Jesus Lozano (Chus Jan), EU Senior Expert on Digital Economy and Digital Transformation, ICT Ecosystem Builder, Business Angel & Advisor

Suren Aloyan, Co-Founder & CEO of PopUp School Ed Tech Company, Founding President & CEO of Dasaran Ed Tech Company

Vahag Karayan, STAN angel, Co-Founder & CEO of BrandLens Inc, Former NASA System Engineer, and entertainment industry executive
Mistakes to avoid in selecting an angel investor

Chus Jan emphasizes the importance of understanding investors and knowing what they want to hear. This includes being well-prepared with financial projections and identifying potential obstacles. It's crucial to come up with traction and a clear marketing strategy.
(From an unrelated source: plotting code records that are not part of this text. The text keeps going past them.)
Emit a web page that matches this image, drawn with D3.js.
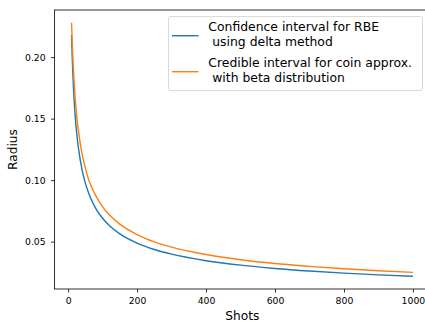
<!DOCTYPE html>
<html>
<head>
<meta charset="utf-8">
<script src="https://cdn.jsdelivr.net/npm/d3@7"></script>
<style>
  html, body { margin: 0; padding: 0; background: #fff; }
  svg { display: block; font-family: "DejaVu Sans", sans-serif; }
</style>
</head>
<body>
<div id="chart"></div>
<script>
// Data
const shots = [10, 12, 15, 20, 25, 30, 40, 50, 60, 70, 80, 100, 120, 150, 200, 250, 300, 400, 500, 600, 700, 800, 900, 1000];
const deltaRadius = [0.218, 0.199, 0.178, 0.154, 0.138, 0.126, 0.109, 0.0976, 0.0891, 0.0825, 0.0771, 0.0690, 0.0630, 0.0563, 0.0488, 0.0436, 0.0398, 0.0345, 0.0309, 0.0282, 0.0261, 0.0244, 0.0230, 0.0218];
const betaRadius = [0.228, 0.211, 0.192, 0.169, 0.152, 0.140, 0.122, 0.110, 0.100, 0.0932, 0.0874, 0.0783, 0.0716, 0.0642, 0.0557, 0.0498, 0.0455, 0.0395, 0.0353, 0.0322, 0.0299, 0.0279, 0.0263, 0.0250];
const seriesNames = ["Confidence interval for RBE\n using delta method", "Credible interval for coin approx.\n with beta distribution"];
const seriesColors = ["#1f77b4", "#ff7f0e"];
const xTicks = [0, 200, 400, 600, 800, 1000];
const yTicks = [0.05, 0.10, 0.15, 0.20];

const W = 425, H = 322;
const plot = { left: 54.5, top: 10, right: 430, bottom: 289 };

const svg = d3.select("#chart").append("svg").attr("width", W).attr("height", H);

const allY = deltaRadius.concat(betaRadius);
const xExt = d3.extent(shots), yExt = d3.extent(allY);
const xPad = (xExt[1] - xExt[0]) * 0.05, yPad = (yExt[1] - yExt[0]) * 0.05;
const x = d3.scaleLinear().domain([xExt[0] - xPad, xExt[1] + xPad]).range([plot.left, plot.right]);
const y = d3.scaleLinear().domain([yExt[0] - yPad, yExt[1] + yPad]).range([plot.bottom, plot.top]);

const series = [deltaRadius, betaRadius].map((vals, i) => ({
  name: seriesNames[i], color: seriesColors[i],
  pts: shots.map((s, j) => [s, vals[j]])
}));

svg.append("clipPath").attr("id", "clip").append("rect")
  .attr("x", plot.left).attr("y", plot.top)
  .attr("width", plot.right - plot.left).attr("height", plot.bottom - plot.top);

const line = d3.line().x(d => x(d[0])).y(d => y(d[1])).curve(d3.curveMonotoneX);
svg.append("g").attr("clip-path", "url(#clip)").selectAll("path").data(series).join("path")
  .attr("d", d => line(d.pts)).attr("fill", "none")
  .attr("stroke", d => d.color).attr("stroke-width", 1.4).attr("stroke-linejoin", "round");

// axes
const xAxis = svg.append("g").attr("transform", `translate(0,${plot.bottom})`)
  .call(d3.axisBottom(x).tickValues(xTicks).tickFormat(d3.format("d")).tickSize(3.5).tickPadding(5));
const yAxis = svg.append("g").attr("transform", `translate(${plot.left},0)`)
  .call(d3.axisLeft(y).tickValues(yTicks).tickFormat(d3.format(".2f")).tickSize(3.5).tickPadding(5.3));
[xAxis, yAxis].forEach(g => {
  g.select(".domain").remove();
  g.selectAll(".tick line").attr("stroke", "#000").attr("stroke-width", 0.8);
  g.selectAll(".tick text").attr("font-family", "DejaVu Sans").attr("font-size", 9.3).attr("fill", "#000");
});

// spines
svg.append("rect").attr("x", plot.left).attr("y", plot.top)
  .attr("width", plot.right - plot.left).attr("height", plot.bottom - plot.top)
  .attr("fill", "none").attr("stroke", "#000").attr("stroke-width", 0.8);

// axis labels
svg.append("text").attr("x", (plot.left + plot.right) / 2).attr("y", 320)
  .attr("text-anchor", "middle").attr("font-size", 12.2).text("Shots");
svg.append("text").attr("transform", `translate(17,${(plot.top + plot.bottom) / 2}) rotate(-90)`)
  .attr("text-anchor", "middle").attr("font-size", 12.2).text("Radius");

// legend
const lg = svg.append("g");
lg.append("rect").attr("x", 168.5).attr("y", 16.5).attr("width", 254).attr("height", 74)
  .attr("rx", 2.5).attr("fill", "#fff").attr("fill-opacity", 0.8)
  .attr("stroke", "#d0d0d0").attr("stroke-width", 0.8);
series.forEach((s, i) => {
  const cy = 35.7 + i * 36;
  lg.append("line").attr("x1", 172).attr("x2", 198.5).attr("y1", cy).attr("y2", cy)
    .attr("stroke", s.color).attr("stroke-width", 1.4);
  const t = lg.append("text").attr("font-size", 12.4).attr("xml:space", "preserve")
    .style("white-space", "pre");
  s.name.split("\n").forEach((ln, k) => {
    t.append("tspan").attr("x", 208.3).attr("y", 31.3 + i * 36 + k * 15).text(ln);
  });
});
</script>
</body>
</html>
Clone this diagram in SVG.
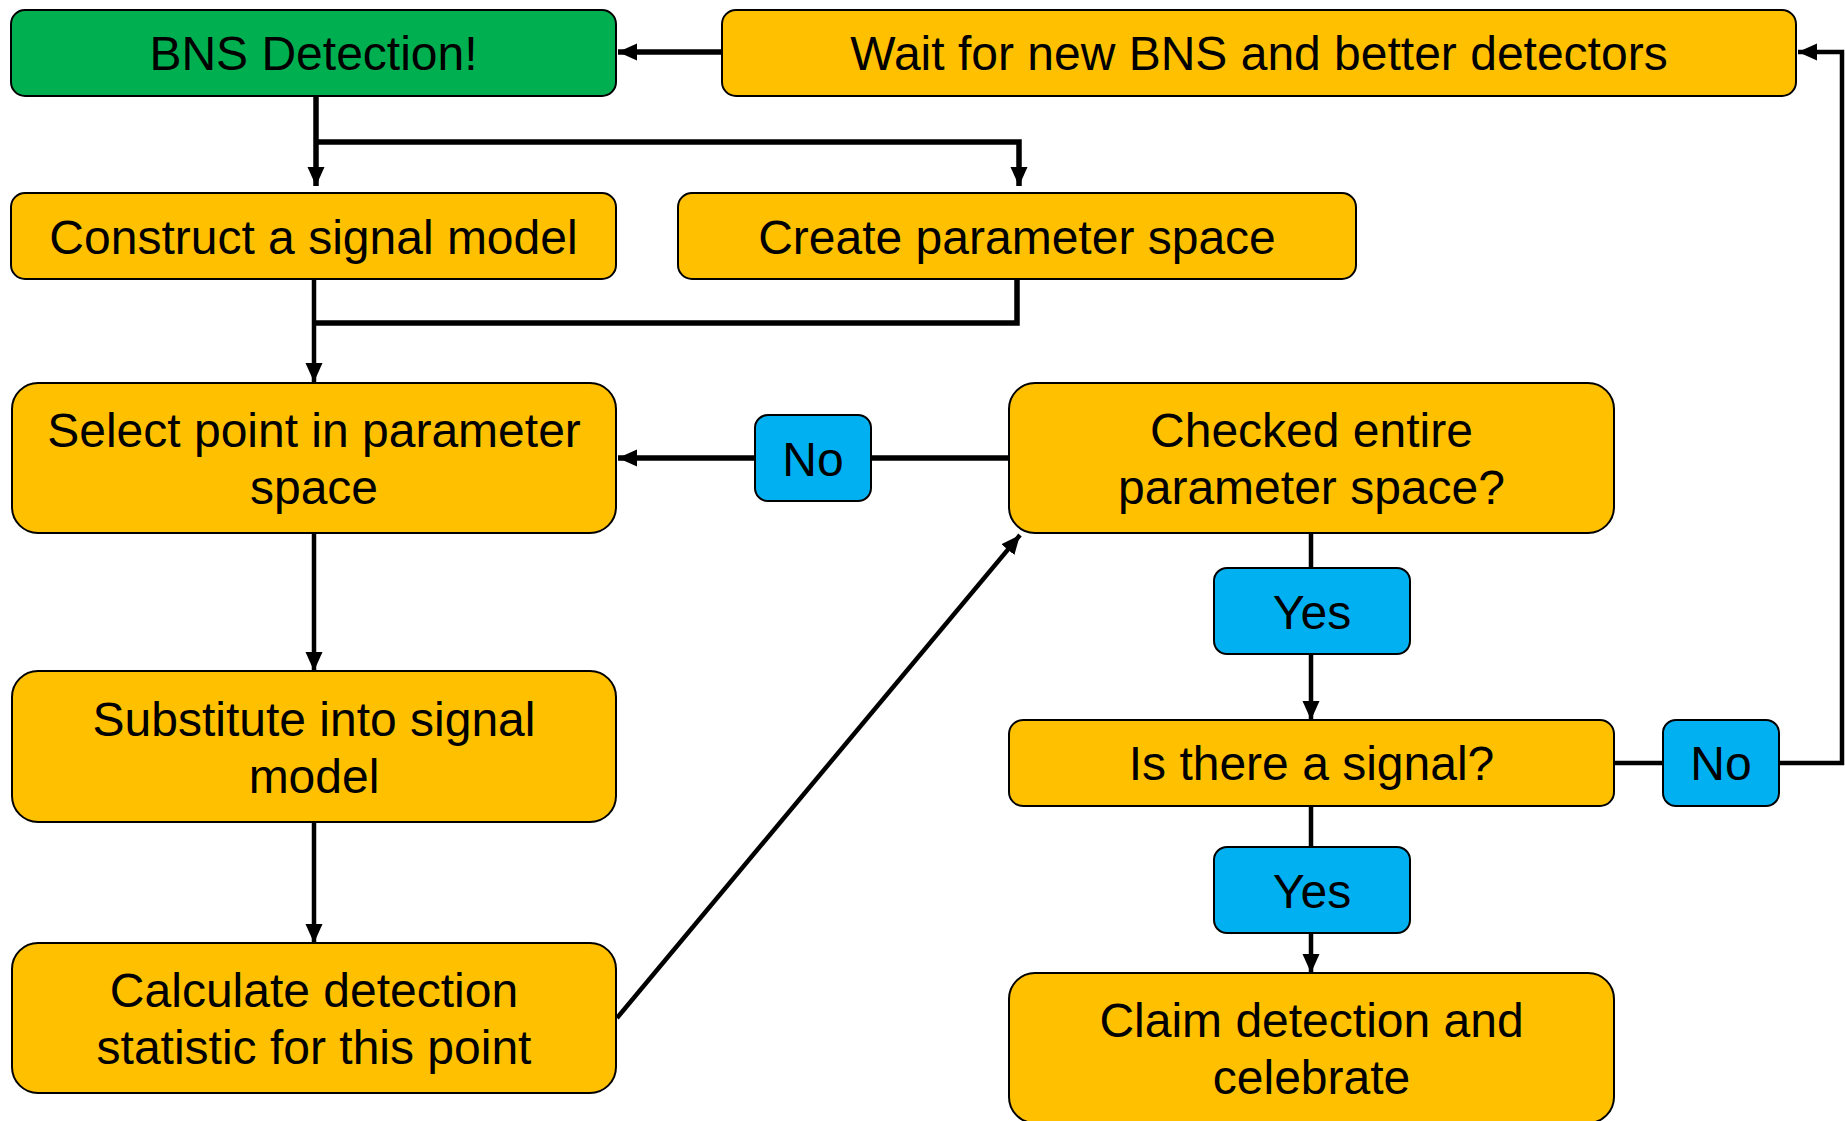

Additionally, Chus mentions the scarcity of investors in Armenia who truly understand the field.

Suren Aloyan advises that angel investors should be individuals who share your vision and mission, demonstrating their dedication and support. Research the startups the angel has previously invested in and inquire about their reasons for wanting to be involved with your venture.
How not to value your startup

Chus highlights that valuation varies among investors and depends on the stage of your startup. It's essential to choose the appropriate instrument or tool, such as a convertible note or partnership agreement, for each investor.

Vahag Karayan shares his opinion that if the idea and founding team are strong, the valuation can be agreed upon.
Common pitfalls in building financial models for your startup

Chus recommends having someone with financial expertise on your team to manage investments if you lack knowledge in financial models. In any case, he advises against going more than 6 to 8 months without sales or proof of concept.

Vahag emphasizes that Armenian startups often struggle to understand the global market and financial trends. He suggests having a team member with an international background to provide valuable insights.
Mistakes to avoid when choosing the founding team

Vahag suggests that founders in Armenia should consider team members from Europe or the US to enhance diversity and strengthen the team, and to assess the weaknesses and strengths of the founding team, and bring in a co-founder who can complement them effectively.

Chus evaluates the soft skills (problem-solving, communication) as well as the hard skills and knowledge of the founding team. Factors like network, customer relationships, and experience are also considered, along with the attitude of team members.

Suren chooses individuals who share his vision and are mission-oriented. He creates an environment where they feel like true startup enthusiasts working towards achieving results.
What not to do when pitching your startup

Chus emphasizes the importance of establishing connections on intellectual, emotional, and ethical levels. He also suggests asking yourself important questions during the pitch, such as whether your solution solves a problem, if you have expertise in finance, and if you are generating traction. Remember, business angels invest in growth opportunities.

Vahag advises being confident, enthusiastic, and a good listener during your pitch. Reflect on feedback and address questions appropriately.

Suren highlights the significance of understanding psychology when dealing with potential investors. Adapt your pitch by taking notes and continuously improving it. Focus on describing the problem and selling your vision. Sometimes, you may need to educate people about the demand for your product or service.
Final advice for startup founders

Chus encourages startups to fail fast and fail cheap, recognizing that time is limited in the startup world.

Suren mentions the need to be comfortable with uncertainty and willing to take risks, even if they seem daunting, and to do what others aren’t willing to.

Vahag emphasizes the importance of working through uncertainty to increase the chances of success before depleting all your funds.

By taking note of these insights, you can avoid common pitfalls and improve your chances of pitching your startup successfully to investors.